The National Archives has released nearly all the remaining long-classified documents concerning the assassination of President John F. Kennedy, but President Trump chose to keep a number of the documents secret for another 180 days, the White House said Thursday night.
“The American public expects ― and deserves ― its Government to provide as much access as possible to the President John F. Kennedy Assassination Records … so that the people may finally be fully informed about all aspects of this pivotal event,” Trump said in his presidential memorandum mandating the documents’ release. “Therefore, I am ordering today that the veil finally be lifted.”
The release of a number of documents with redactions will be postponed for 180 days to allow for further review, despite a decades-old law establishing this day as a deadline for the release of all remaining documents, which has perennially spawned a litany of conspiracy theories.
Officials said the sensitive information that will remain redacted for now relates to “intelligence and law enforcement” details.
That includes the identity of individuals involved in the investigation into the assassination and their roles as informants to law enforcement, a senior administration official said.
It also includes information about foreign partner organizations that were involved in the investigation, the official said.
“The president heard those justifications from the agencies that requested the continuing postponement and he acknowledged that information…requires protection,” the official said.
The “vast majority” of the redactions in the blocked documents were made by the FBI and CIA, which cited national security reasons in their requests, according to a White House spokeswoman.
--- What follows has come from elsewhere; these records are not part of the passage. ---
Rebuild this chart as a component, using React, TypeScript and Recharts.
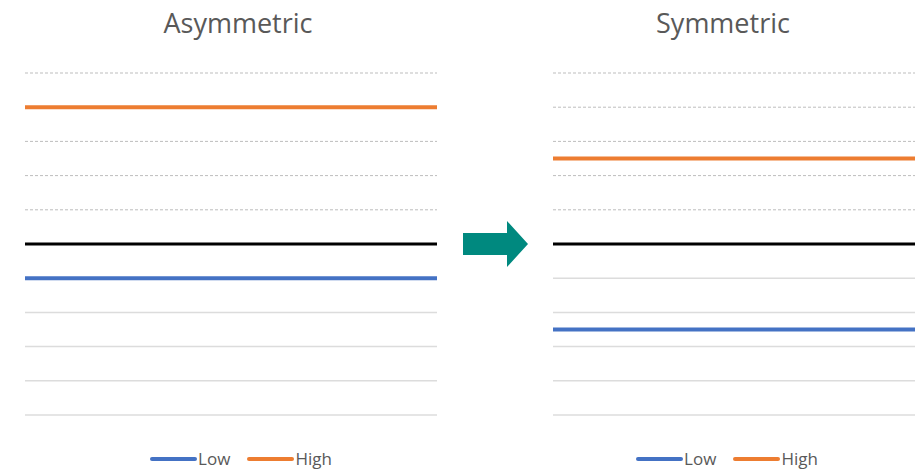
import { LineChart, Line, XAxis, YAxis, CartesianGrid } from "recharts";

const xPoints = ["start", "end"];
const baseline = [0, 0];
const asymLow = [-1, -1];
const asymHigh = [4, 4];
const symLow = [-2.5, -2.5];
const symHigh = [2.5, 2.5];
const upperTicks = [1, 2, 3, 4, 5];
const lowerTicks = [-5, -4, -3, -2, -1];

const series = [
  { key: "Low", color: "#4472C4" },
  { key: "High", color: "#ED7D31" },
];

const font = "'Open Sans', 'Liberation Sans', sans-serif";
const textGray = "#595959";

function buildData(low: number[], high: number[]) {
  return xPoints.map((x, i) => ({ x, Low: low[i], High: high[i], Base: baseline[i] }));
}

function Panel({
  title,
  low,
  high,
  left,
  titleCenter,
  legendCenter,
}: {
  title: string;
  low: number[];
  high: number[];
  left: number;
  titleCenter: number;
  legendCenter: number;
}) {
  const data = buildData(low, high);
  return (
    <>
      <div
        style={{
          position: "absolute",
          left: titleCenter - 150,
          width: 300,
          top: 5,
          textAlign: "center",
          fontFamily: font,
          fontSize: 27,
          color: textGray,
          lineHeight: "36px",
        }}
      >
        {title}
      </div>
      <div style={{ position: "absolute", left, top: 0 }}>
        <LineChart width={460} height={469} data={data} margin={{ top: 73, right: 23, bottom: 54, left: 25 }}>
          <CartesianGrid vertical={false} horizontalValues={upperTicks} stroke="#bdbdbd" strokeDasharray="3 2" />
          <CartesianGrid vertical={false} horizontalValues={lowerTicks} stroke="#dcdcdc" strokeWidth={1.5} />
          <XAxis dataKey="x" hide padding={{ left: 0, right: 0 }} />
          <YAxis hide type="number" domain={[-5, 5]} allowDataOverflow />
          <Line dataKey="Base" stroke="#000" strokeWidth={3} dot={false} isAnimationActive={false} />
          {series.map((s) => (
            <Line key={s.key} dataKey={s.key} stroke={s.color} strokeWidth={4} dot={false} isAnimationActive={false} />
          ))}
        </LineChart>
      </div>
      <div
        style={{
          position: "absolute",
          left: legendCenter - 150,
          width: 300,
          top: 447,
          display: "flex",
          justifyContent: "center",
          alignItems: "center",
          gap: 17,
          fontFamily: font,
          fontSize: 17,
          color: textGray,
        }}
      >
        {series.map((s) => (
          <div key={s.key} style={{ display: "flex", alignItems: "center", gap: 1 }}>
            <span style={{ display: "inline-block", width: 47, height: 4, background: s.color, borderRadius: 2 }} />
            <span>{s.key}</span>
          </div>
        ))}
      </div>
    </>
  );
}

export default function App() {
  return (
    <div
      style={{
        position: "absolute",
        left: 0,
        top: 0,
        width: 915,
        height: 469,
        overflow: "hidden",
        background: "#fff",
      }}
    >
      <Panel title="Asymmetric" low={asymLow} high={asymHigh} left={0} titleCenter={238} legendCenter={241} />
      <Panel title="Symmetric" low={symLow} high={symHigh} left={528} titleCenter={723} legendCenter={727} />
      <svg style={{ position: "absolute", left: 460, top: 218 }} width={72} height={52}>
        <polygon points="3,15 47,15 47,3 68,26 47,49 47,37 3,37" fill="#00897F" />
      </svg>
    </div>
  );
}
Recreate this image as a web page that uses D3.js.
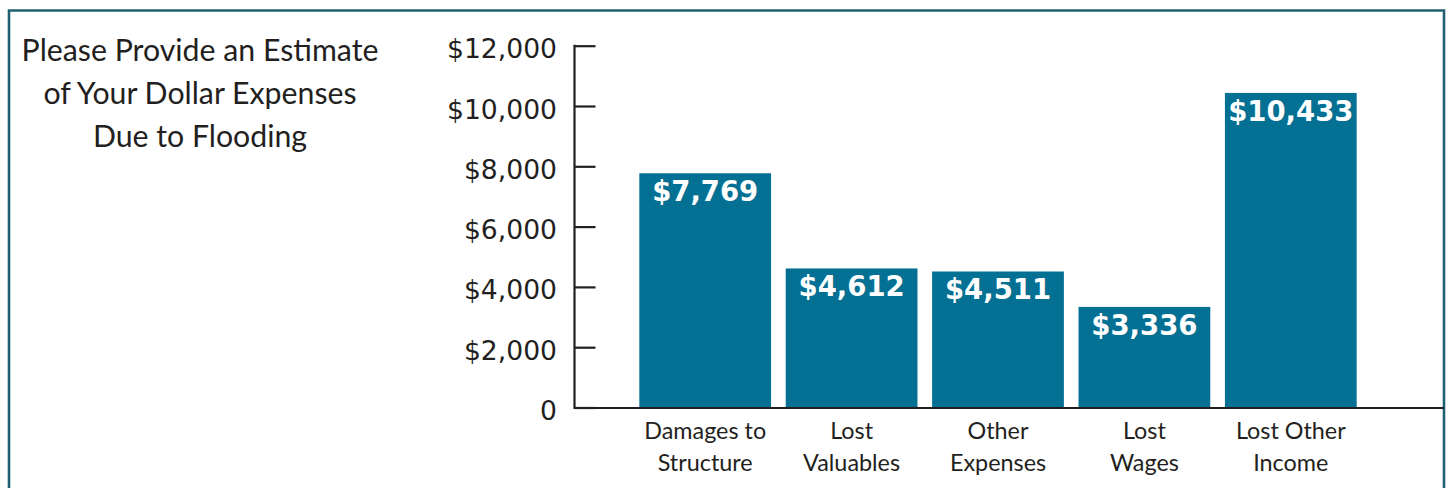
<!DOCTYPE html>
<html><head><meta charset="utf-8">
<script src="https://cdn.jsdelivr.net/npm/d3@7"></script>
<style>
html,body{margin:0;padding:0;background:#fff;}
svg{display:block;}
</style></head>
<body>
<script>
const categories = [["Damages to","Structure"],["Lost","Valuables"],["Other","Expenses"],["Lost","Wages"],["Lost Other","Income"]];
const values = [7769, 4612, 4511, 3336, 10433];
const valueLabels = ["$7,769","$4,612","$4,511","$3,336","$10,433"];
const tickValues = [0, 2000, 4000, 6000, 8000, 10000, 12000];
const tickLabels = ["0","$2,000","$4,000","$6,000","$8,000","$10,000","$12,000"];
const titleLines = ["Please Provide an Estimate","of Your Dollar Expenses","Due to Flooding"];

const W = 1450, H = 488;
const svg = d3.select("body").append("svg").attr("width", W).attr("height", H);

// frame
svg.append("path").attr("d", "M9,492 L9,10.5 L1444,10.5 L1444,492")
  .attr("fill","none").attr("stroke","#1f6172").attr("stroke-width",2.6);

const titleFont = "Lato, 'Noto Sans', sans-serif";
const numFont = "'DejaVu Sans', sans-serif";
const ink = "#231f20";

// title
const tg = svg.append("g");
const titleY = [61, 104, 147];
const tt = tg.selectAll("text").data(titleLines).join("text")
  .attr("x", 200).attr("y", (d,i)=>titleY[i])
  .attr("text-anchor","middle").attr("font-family", titleFont)
  .attr("font-size", 30).attr("fill", ink).text(d=>d);
// fit width of first line to ~357px
const w0 = tt.nodes()[0].getComputedTextLength();
tt.attr("font-size", 30*357/w0);

const y = d3.scaleLinear().domain([0, 12000]).range([407.5, 45.7]);
const x = d3.scaleBand().domain(d3.range(categories.length)).range([632, 1364]).paddingInner(0.1).paddingOuter(0.05);

const axisX = 574.5;
// y axis
const yAxis = d3.axisRight(y).tickValues(tickValues).tickSize(21).tickFormat("");
const ga = svg.append("g").attr("transform", `translate(${axisX},0)`).call(yAxis);
ga.select(".domain").remove();
ga.selectAll(".tick line").attr("stroke", ink).attr("stroke-width", 2.2);
svg.append("line").attr("x1", axisX).attr("x2", axisX).attr("y1", y(12000)-1).attr("y2", y(0))
  .attr("stroke", ink).attr("stroke-width", 2.2);

svg.append("g").selectAll("text").data(tickValues).join("text")
  .attr("x", 557).attr("y", d=>y(d)+12.5)
  .attr("text-anchor","end").attr("font-family", numFont).attr("font-size", 26.6)
  .attr("fill", ink).text((d,i)=>tickLabels[i]);

// bars
svg.append("g").selectAll("rect").data(values).join("rect")
  .attr("x", (d,i)=>x(i)).attr("width", x.bandwidth())
  .attr("y", d=>y(d)).attr("height", d=>y(0)-y(d))
  .attr("fill", "#047093");

// x axis baseline
svg.append("line").attr("x1", axisX-1).attr("x2", 1444).attr("y1", y(0)+0.5).attr("y2", y(0)+0.5)
  .attr("stroke", ink).attr("stroke-width", 2.2);

// value labels
svg.append("g").selectAll("text").data(values).join("text")
  .attr("x", (d,i)=>x(i)+x.bandwidth()/2).attr("y", d=>y(d)+28)
  .attr("text-anchor","middle").attr("font-family", numFont).attr("font-weight","bold")
  .attr("font-size", 27.5).attr("fill","#fff").text((d,i)=>valueLabels[i]);

// category labels
const cg = svg.append("g").selectAll("text").data(categories).join("text")
  .attr("x", (d,i)=>x(i)+x.bandwidth()/2).attr("y", 439)
  .attr("text-anchor","middle").attr("font-family", titleFont)
  .attr("font-size", 22).attr("fill", ink);
cg.selectAll("tspan").data(d=>d).join("tspan")
  .attr("x", function(){return this.parentNode.getAttribute("x");})
  .attr("dy", (d,i)=> i===0 ? 0 : 32).text(d=>d);
const wc = cg.nodes()[0].querySelector("tspan").getComputedTextLength();
cg.attr("font-size", 22*122/wc);
</script>
</body></html>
The documents were expected to focus on Kennedy’s assassin, Lee Harvey Oswald, and his exploits in Mexico City two months before he shot the president in Dallas on Nov. 22, 1963, according to USA Today.
According to the archives, “much of what will be released will be tangential to the assassination events.”
The files were released under a law spurred by a popular 1992 movie directed by Oliver Stone, “JFK,” which suggested a U.S. government conspiracy was behind Kennedy’s killing. The JFK Assassination Records Collection Act mandated that the last of the documents on the assassination be released exactly 25 years after the law was enacted on Oct. 26, 1992.